Her change of heart on Brexit, and, as trade secretary, energetic pursuit of deals, many of them rolled over from Britain’s EU membership, attracted admirers from the right of the party.
As foreign secretary, she has taken a hard line on Russia, raised the alarm about the threat from China and helped secure the release of Britons held in Iran.
She is passionate about economic issues, and colleagues say it was at the Treasury that her ambitions and image really took off.
Sonia Khan was special adviser to Philip Hammond, the chancellor, when Ms Truss was appointed chief secretary to the Treasury in 2017 – having been demoted by Theresa May after a difficult spell as justice secretary.

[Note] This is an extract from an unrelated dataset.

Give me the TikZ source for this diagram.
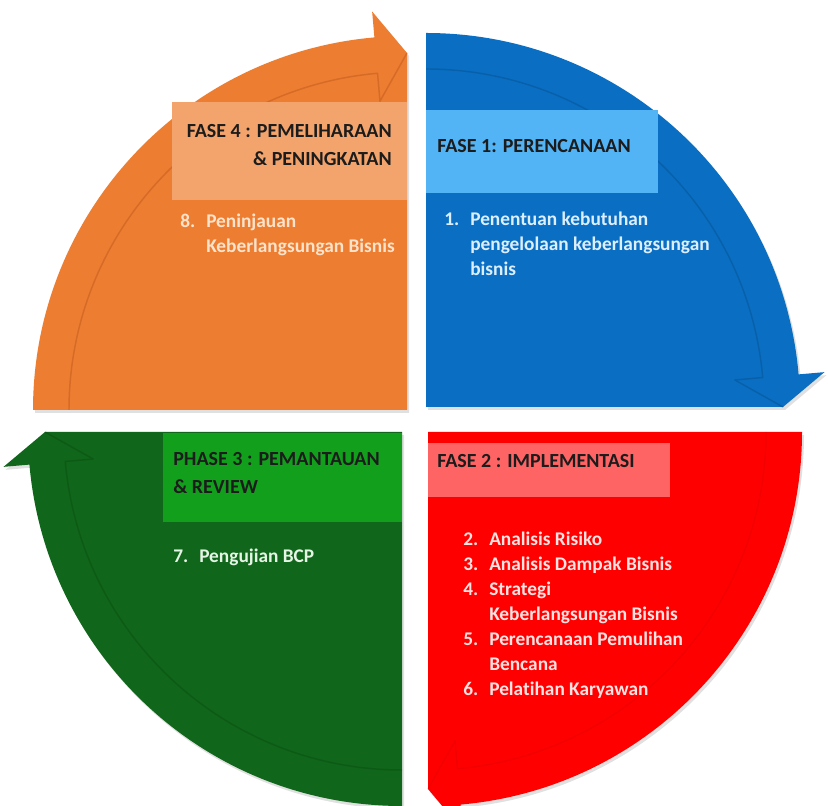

“I think the Treasury was the making of Liz, it was where she gained so much confidence after losing her justice job,” she said. “She came into her own and revitalised her image. You saw the floral outfits disappear and you saw her wear power suits, and really bold colours, which I think reflected a newfound confidence.
“It’s where she discovered social media. She’d found a space to cultivate who she is. She’s funny, she’s quite good with puns, she’s got an eye for making sure a picture looks good.
Ms Khan says her status as “queen of Instagram” boosted her profile within the cabinet. “It was very clear that she had this very, very keen political eye for the policies that she wanted to own and promote on social media.”
On taking the Treasury job, she tweeted: “I aim to be to the disruptor-in-chief”, saying she wanted to cut red tape and empowering families and businesses.
As prime minister, she’s promised radical measures to tackle the cost-of-living squeeze within a week of taking office. Allies say she has the inner steel to drive them through.
But inheriting a grim outlook, and a party deeply divided by this contest, she won’t have long to win over some of her colleagues and the public.